Keras: Problem with batch normalization layer

Created on 13 Jun 2017 · 13Comments · Source: keras-team/keras

I am trying to use batch normalization, but for some reason, even for the simplest network, when I run model.fit even for one epoch,the loss is nan and naturally no learning is performed.
For example - I use a simple model like this:
model = Sequential()
model.add(Conv2D(32,kernel_size=(3,3),activation='relu',input_shape=(16,16,3)))
model.add(MaxPool2D(pool_size=(2, 2)))
model.add(BatchNormalization())
model.add(Flatten())
model.add(Dense(2,activation='softmax'))
model.compile (loss='binary_crossentropy', optimizer='adam', metrics=['accuracy'])

If I remove the batch normalization, everything works great.
I am using keras 2.0.4 and theano 0.9.0, cuda 7. I tried removing cudnn, got the same results.
I tried a diffrent axis (axis=1) when calling BN, (although this should not be right) and got the same result.
What am I doing wrong ?
Thank YOU!

stale

Source

freundzi

Most helpful comment

Good catch, don't use binary_crossentropy with a categorical class encoding unless you actually have multiple labels per sample.

fchollet on 13 Jun 2017

👍2

All 13 comments

Try BN with a range of different parameters, in particular for epsilon. Also try to see what happens for your model on CPU.

fchollet on 13 Jun 2017

When Running in CPU Mode, everything is OK (But not practical...)
Changing the parameters didn't help (what parameters are there other then momentum, and epsilon ?)
Note that when using model.predict (before the first fit), i receive a valid output (not nan).
I used this code:
model = Sequential()
model.add(Conv2D(32,kernel_size=(3,3),activation='relu',input_shape=(8,8,3)))
model.add(BatchNormalization(axis =-1,epsilon=0.02,momentum=0.97))
model.add(Flatten())
model.add(Dense(2,activation='softmax'))
model.compile (loss='binary_crossentropy', optimizer='adam', metrics=['accuracy'])

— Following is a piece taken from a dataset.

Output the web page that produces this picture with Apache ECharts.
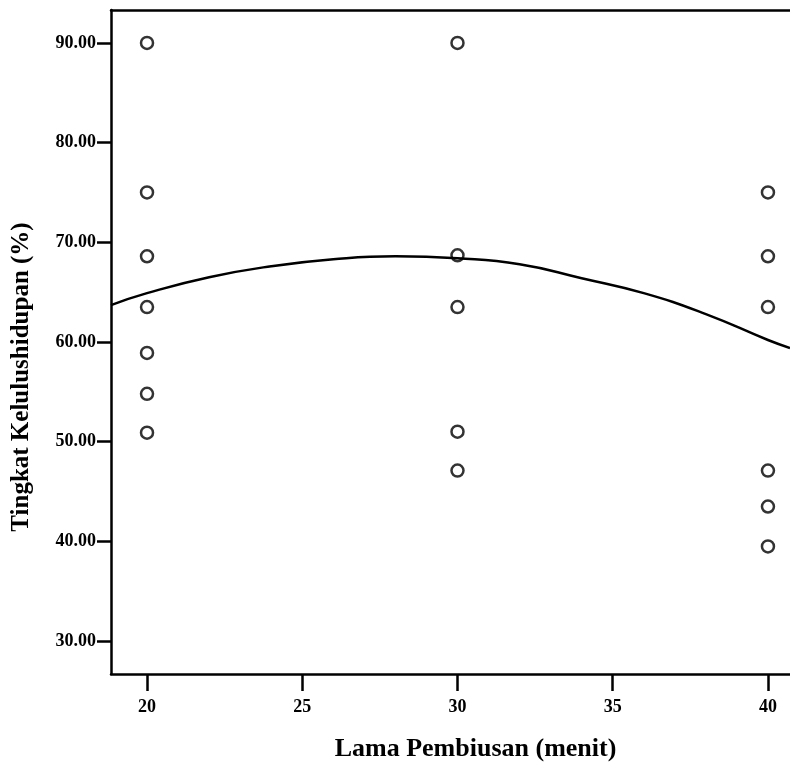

xTrain = numpy.random.randn(100,8,8,3)
yTrain = numpy.random.randint (0,2,size=(100,2))

model.fit (xTrain,yTrain)

freundzi on 13 Jun 2017

Sounds like a problem with your CUDA/cuDNN install.

fchollet on 13 Jun 2017

Thank You !
Other than that, everything was swell..
I use Cuda7
Using gpu device 0: GeForce GTX TITAN (CNMeM is disabled, cuDNN 4007)
This happens if I remove the cuDNN as well.
I am using an old Ubuntu, 12.04.

freundzi on 13 Jun 2017

Also do you only have 2 categories that are mutually exclusive? You should encode them as 0s and 1s and I think your last layer should be:

model.add(Dense(1, activation='sigmoid'))

the-moliver on 13 Jun 2017

Good catch, don't use binary_crossentropy with a categorical class encoding unless you actually have multiple labels per sample.

fchollet on 13 Jun 2017

👍2

I wasn't aware that this was not allowed... I have been using it quite a lot and had no problems so far..
I will check and update

freundzi on 13 Jun 2017

It's not a keras issue, it's an understanding what you're doing issue

the-moliver on 13 Jun 2017

😄1

I changed the code to this, but got the same results.
result:
Epoch 1/1
100/100 [==============================] - 0s - loss: nan - acc: 0.0000e+00

code:
model = Sequential()
model.add(Conv2D(32,kernel_size=(3,3),activation='relu',input_shape=(8,8,3)))
model.add(BatchNormalization(axis =-1,epsilon=0.02,momentum=0.97))
model.add(Flatten())
model.add(Dense(1,activation='sigmoid'))
model.compile (loss='binary_crossentropy', optimizer='adam', metrics=['accuracy'])

xTrain = numpy.random.randn(100,8,8,3)
yTrain = numpy.random.randint (0,2,size=(100,1))

model.fit (xTrain,yTrain)

freundzi on 14 Jun 2017

I have the same NaN problem with batch normalization. Did you solve it?

yongxuUSTC on 26 Jun 2017

No. I can only say that on a different computer the same code trained with no problem. It is probably something to do with an old cuda / umbuntu version.

freundzi on 26 Jun 2017

This issue has been automatically marked as stale because it has not had recent activity. It will be closed after 30 days if no further activity occurs, but feel free to re-open a closed issue if needed.